The Chevrolet Bolt safety measures are solid and the car comes equipped with radar and camera systems designed to keep you safe. It gives you alerts, rather than taking the wheel and avoiding danger. All the actual evasive action is down to you, as it is with most manufacturers.

You won’t see an Autopilot equivalent on the Chevy Bolt for a long time, as Chevrolet recently denied it would launch a self-driving taxi service early in 2019. So for now the Chevrolet Bolt safety measures are passive and it’s up to you to drive it.

If you do crash, there are 10 airbags to catch you and if you tick the box then you get OnStar assistance and automatic emergency services help. So there’s that…

We don’t have NHTSA crash test results as yet, but the Volt scored five stars across the board apart from a four-star result on the frontal crash test. So we can assume that the Bolt will be a five-star car and once you’re in a crash it’s a solid piece of metal to have around you.

Chevrolet Bolt dealer support

This is where Chevrolet scores big. It has the heavyweight support of GM behind it and this company has had its cash crisis, gone bankrupt and come out the other side. Chevrolet is going nowhere.

It sells 4.8 million cars a year in 115 countries. The battery unit comes with an eight-year guarantee, there are dealers in every town and you’re never too far from a service center. They will also be here in a few years to take your car back as a part exchange. This matters.

Chevrolet Bolt specs

Right now there don’t seem to be a whole lot of options for the Chevrolet Bolt.
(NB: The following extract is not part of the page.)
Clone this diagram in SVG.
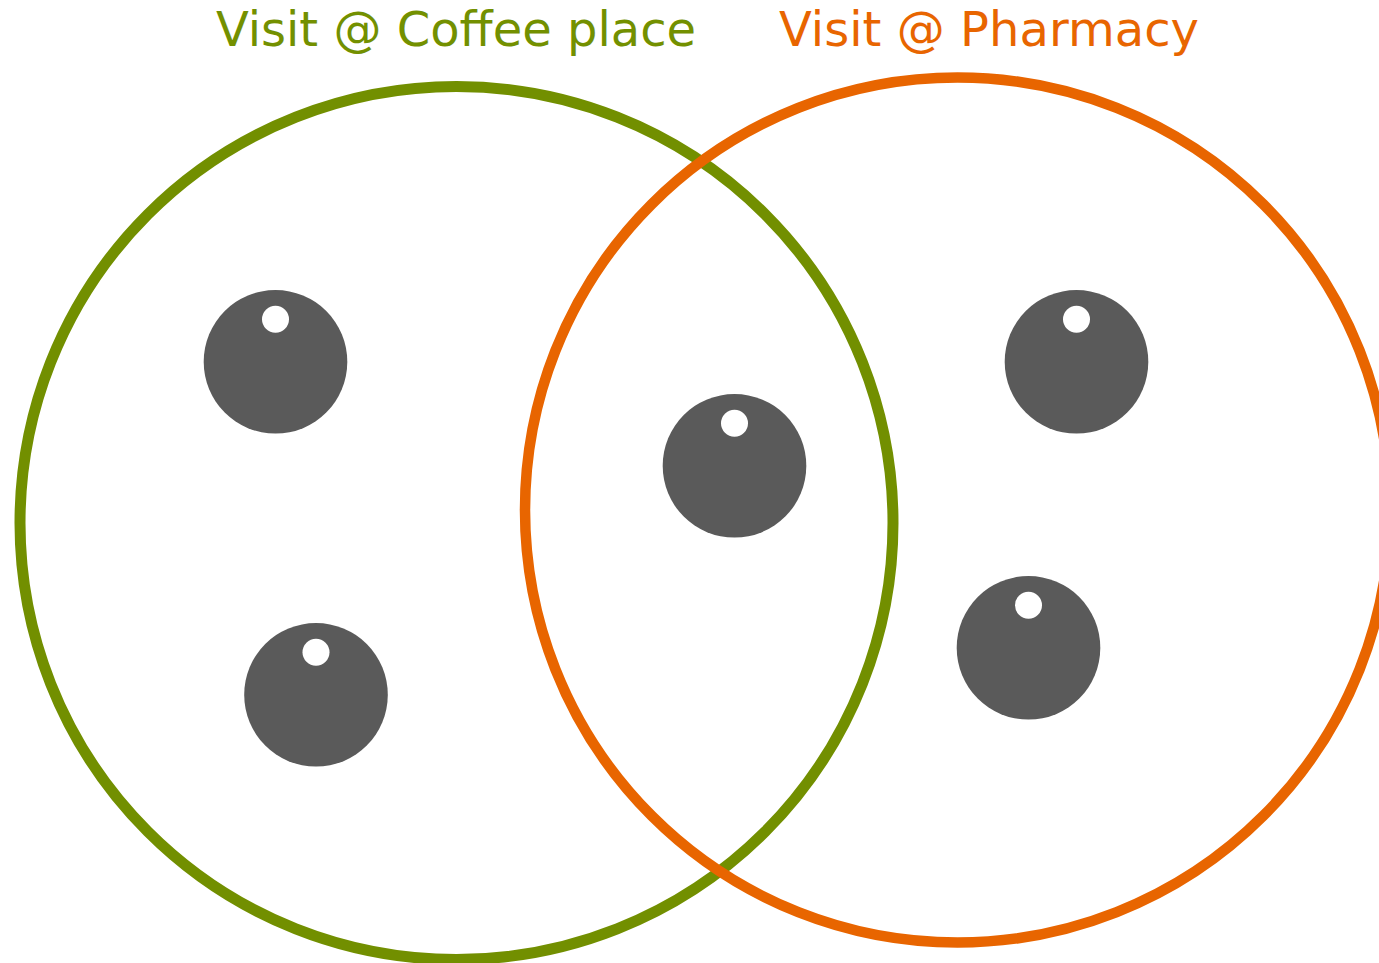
<svg xmlns="http://www.w3.org/2000/svg" width="1379" height="963" viewBox="0 0 1379 963">
<style>
.t{font-family:"DejaVu Sans",sans-serif;font-size:48px}
.ring{fill:none}
.b{fill:#5a5a5a}.w{fill:#fff}
</style>
<rect width="1379" height="963" fill="#fff"/>
<text id="label-coffee" class="t" x="456" y="45.500" text-anchor="middle" fill="#739000">Visit @ Coffee place</text>
<text id="label-pharmacy" class="t" x="989" y="45.500" text-anchor="middle" textLength="420" fill="#e86500">Visit @ Pharmacy</text>
<g id="set-coffee"><circle class="ring" cx="456.500" cy="523" r="436.500" stroke-width="11" stroke="#728f00"/></g>
<g id="set-pharmacy"><circle class="ring" cx="957.500" cy="510" r="432.500" stroke-width="10.500" stroke="#e86500"/></g>
<g id="person-1"><circle class="b" cx="275.500" cy="361.800" r="71.800"/><circle class="w" cx="275.500" cy="319.200" r="13.500"/></g>
<g id="person-2"><circle class="b" cx="316" cy="694.800" r="71.800"/><circle class="w" cx="316" cy="652.200" r="13.500"/></g>
<g id="person-3"><circle class="b" cx="734.500" cy="465.800" r="71.800"/><circle class="w" cx="734.500" cy="423.200" r="13.500"/></g>
<g id="person-4"><circle class="b" cx="1076.500" cy="361.800" r="71.800"/><circle class="w" cx="1076.500" cy="319.200" r="13.500"/></g>
<g id="person-5"><circle class="b" cx="1028.500" cy="647.800" r="71.800"/><circle class="w" cx="1028.500" cy="605.200" r="13.500"/></g>
</svg>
There are rumours of a four-wheel-drive version, but we just don’t have firm information. For now, if you buy a Bolt, you get a Bolt. We’re sure there are special editions to come, but right now Chevrolet is concentrating on the basics.

Wrap up

We really want to love the Chevrolet Bolt and in a lot of ways we do. GM deserves major props for putting in the hard yards with the battery tech and bringing this car to market so early.

Other makers are talking a good fight, but they’re taking baby steps and Chevrolet has really brought us all the car we ever needed in a usable, elegant and solid package.

There’s just one problem: Tesla.

Chevrolet has brought us a high tech concept presented in a pretty low-tech package and the Bolt just doesn’t feel special.

Now we can argue that Tesla ran before it could walk and that all the bells and whistles really aren’t necessary or even relevant. But the Model 3 is inspired, brilliant, elegant and exciting. The Bolt is solid, dependable and respectable.

Chevrolet has produced a very solid PC that does everything you need to do. But Palo Alto has a MacBook, for less money. Or it will have.

It isn’t here. It’s not even close. So the Bolt’s main USP is that you can actually buy it. It does everything well, it’s a good car and yet we don’t feel anybody will truly love it. This is an appliance. It’s an EV for people that don’t care about cars.

That’s a massive market, though, so Chevrolet shouldn’t shed any tears over this. The Bolt looks solid and will sell like hot cakes, which is what really matters in the end.